Maybe it helped that I was already familiar with the context. I mean, I haven’t read much Adorno myself, but I’ve read almost everything else that influenced him. So it’s not like I have no idea what kind of concepts are flying around there.

Here are the concepts that Anderson throws down to explain the underlying ontology of Adorno’s philosophical writing. Same goes for the rest of the Frankfurt School more generally.

He describes Frankfurt School thinking as on the same plane as these following two philosophical frameworks. One is the philosophy of Friedrich Schelling. Anderson describes this as adapting the metaphysics of Christian salvation to the human relationship with the material Earth. So the path to humanity’s redemption from our fundamental corruption is a kind of devotion to harmonious material nature.

Schelling is another German philosopher who I
could just never get into. Everything I heard about
his ideas, even from people who loved his work,
made me think I would hate it all. I haven't heard
anything much different yet.
The City of God becomes the City of Man when it’s no longer a city, but a forest. And we must treat it as such.

Two is Heidegger’s critique of technology, his account of the technological attitude as the rupture of man from nature. This rupture is the ongoing social, cultural, and philosophical goal of dominating the Earth – we dominate Earth to make commodities from it, and we define our lives through our commodities, our stuff.

In the words of the Frankfurt School’s marxist heritage, capitalism is the rupture of humanity from Earth, from nature. So a liberated society, in Adorno’s thinking* is a reconciliation of humanity and Earth.

* According to Perry Anderson.

It’s a beautiful vision. As someone who holds environmentalist political and ethics values, I definitely like it. Despite the way Anderson’s account tends to reify nature. Actually, that’s a serious problem for me. By pulling Schelling’s Christian salvation narrative into an immanent material relationship – humanity and Earth – you turn the planet into God.

Earth isn’t God. It’s Earth. If you believe it’s God, you’re making a serious mistake. God as a Christian concept was designed as the ultimate Other – the Fall means that humanity’s nature is utterly and totally anathema to the Divine. That we’re virtually like poison to divinity.

If this is really the underlying metaphysics of the Frankfurt School, I can’t even say they’re radical left anymore. To make a Christian God of Nature is making an idol out of a word that shouldn’t even be capitalized.

There’s an even deeper conservatism underneath the ideas of what the radical right today call the communist conspiracy of the modern era.

1 comment:

  1. Yeah, not sure about this reading to be honest. For one thing, I think it's worth noting that Adorno doesn't see capitalism as a decisive break from other forms of human society. We always had an instrumental relationship to the world; capitalism has just given us way, way more powerful tools for dominating it. Of course, capitalism's also much more totalistic than previous forms of social organisation in Adorno's view.
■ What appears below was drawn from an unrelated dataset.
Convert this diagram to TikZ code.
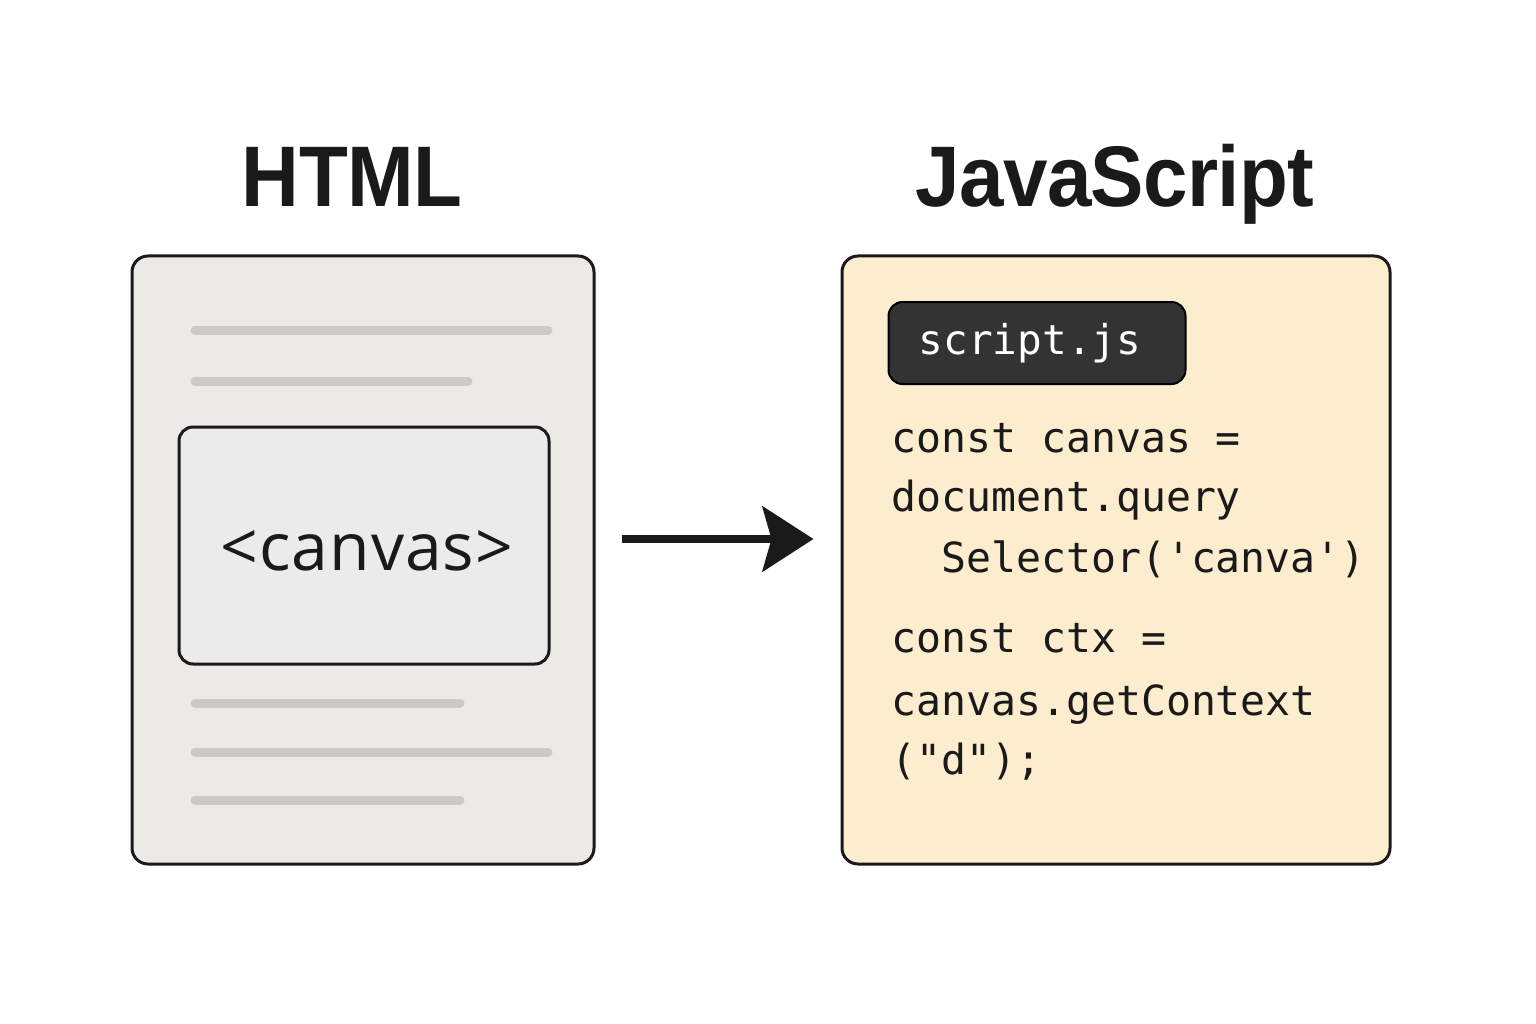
\documentclass[tikz,border=0pt]{standalone}
\usepackage{fontspec}
\setmainfont{Liberation Sans}
\setmonofont{DejaVu Sans Mono}
\newfontfamily\titlefont{Liberation Sans}[FakeStretch=0.93, LetterSpace=-0.8]
\newfontfamily\tagfont{Open Sans}[LetterSpace=1.5]
\usetikzlibrary{arrows.meta}
\definecolor{ink}{HTML}{1A1A1A}
\definecolor{pagefill}{HTML}{ECEAE7}
\definecolor{canvfill}{HTML}{EBEBEB}
\definecolor{linegray}{HTML}{CCCAC6}
\definecolor{jsfill}{HTML}{FDEDCF}
\definecolor{pillfill}{HTML}{333333}
\tikzset{
  panel/.style={draw=ink, line width=3pt, rounded corners=16pt, inner sep=0pt},
  textline/.style={draw=linegray, line width=9pt, line cap=round},
  title/.style={text=ink, font=\titlefont\bfseries\fontsize{86}{86}\selectfont, anchor=base},
  code/.style={text=ink, font=\ttfamily\fontsize{41.5}{41.5}\selectfont, anchor=base west, inner sep=0pt},
  flow/.style={draw=ink, line width=8pt, -{Stealth[length=51pt,width=65pt,inset=9pt]}}
}
\begin{document}
\begin{tikzpicture}[x=1pt,y=-1pt]
\useasboundingbox[fill=white] (0,0) rectangle (1536,1024);

\node[title] (thtml) at (352,207) {HTML};
\node[title] (tjs) at (1115,207) {JavaScript};

\node[panel, fill=pagefill, minimum width=462pt, minimum height=608pt] (html) at (363,560) {};
\draw[textline] (195,330) -- (548,330);
\draw[textline] (195,381) -- (468,381);
\node[panel, fill=canvfill, minimum width=370pt, minimum height=237pt, rounded corners=14pt] (canvas) at (364,545.5)
  {\hspace*{6pt}\raisebox{-5pt}[\height][\depth]{\tagfont\fontsize{66}{66}\selectfont\color{ink}<canvas>}};
\draw[textline] (195,703) -- (460,703);
\draw[textline] (195,752) -- (548,752);
\draw[textline] (195,800) -- (460,800);

\node[panel, fill=jsfill, minimum width=548pt, minimum height=608pt] (js) at (1116,560) {};
\node[draw=black, line width=2pt, fill=pillfill, rounded corners=14pt, minimum width=297pt, minimum height=82pt,
  text=white, font=\ttfamily\fontsize{41}{41}\selectfont] (pill) at (1037,343) {script.js\hspace*{14pt}};

\node[code] (c1) at (891,452) {const canvas =};
\node[code] (c2) at (891,511) {document.query};
\node[code] (c3) at (891,572) {\ \ Selector('canva')};
\node[code] (c4) at (891,652) {const ctx =};
\node[code] (c5) at (891,715) {canvas.getContext};
\node[code] (c6) at (891,774) {("d");};

\draw[flow, shorten <=26pt, shorten >=27pt] ([yshift=21pt]html.east) -- ([yshift=21pt]js.west);
\end{tikzpicture}
\end{document}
    More importantly, though, Adorno actively opposes any kind of positive account or model of emancipation, and the Nature = God reading certainly is just such a positive account. I think you need to read his discussion of instrumentalisation and domination in the context of his negative dialectic, i.e. that we can only be emancipated by thinking against our conceptual frameworks, in order to draw attention to what they exclude. In particular, the way that they obscure the existence of real, concrete suffering. Through this negative dialectic, which is a constant, ongoing process, we can become more and more emancipated. But, it provides no account at the beginning of what that emancipation would look like; there's no end goal set out for us, and certainly doesn't give us a simple model like "We should reject instrumentalisation and be one with nature."